De la même manière, nous devons veiller sur notre richesse intérieure, notre bonté et nos attitudes justes. Si nous ne prenons pas soin de ces qualités que nous avons développées, elles risquent de disparaître sous l’effet de l’avidité, de la colère et de l’ignorance. Ces trois tendances de l’esprit sont nos ennemis. Elles ont énormément de pouvoir et d’influence sur tous les êtres humains qui naissent dans ce monde. Que nous soyons fermiers, marchands, fonctionnaires ou quoi que ce soit, nous sommes tous sous le joug de l’avidité, de la colère et de l’ignorance. Ces trois poisons mentaux peuvent aveugler les personnes les plus clairvoyantes et rendre idiotes les personnes les plus intelligentes, de sorte qu’elles vont agir à tort et à travers, et causer du mal.

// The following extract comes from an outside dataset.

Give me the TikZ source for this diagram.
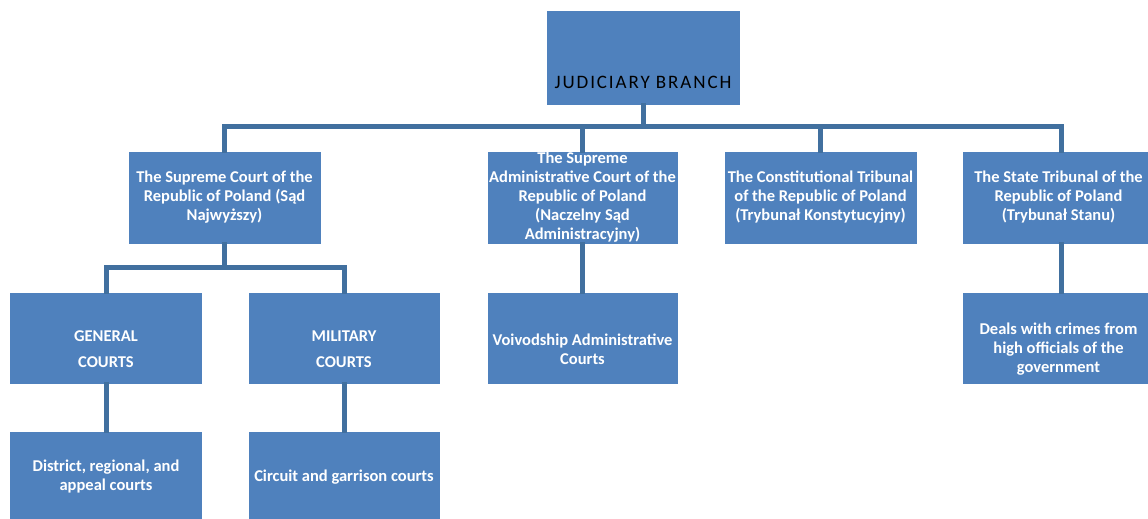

Voilà pourquoi le Bouddha nous a enseigné qu’il fallait être très attentif pour éviter de tomber sous l’emprise de ces mauvaises influences, pour qu’elles ne minent pas notre bonté intérieure et nos attitudes justes, pour qu’elles ne détériorent pas notre connaissance et notre intelligence. Il nous a appris à veiller sur notre esprit de façon à être toujours prêts à repérer l’avidité et la colère qui naissent de l’ignorance. Il nous a recommandé d’être sur nos gardes face à ces ressentis.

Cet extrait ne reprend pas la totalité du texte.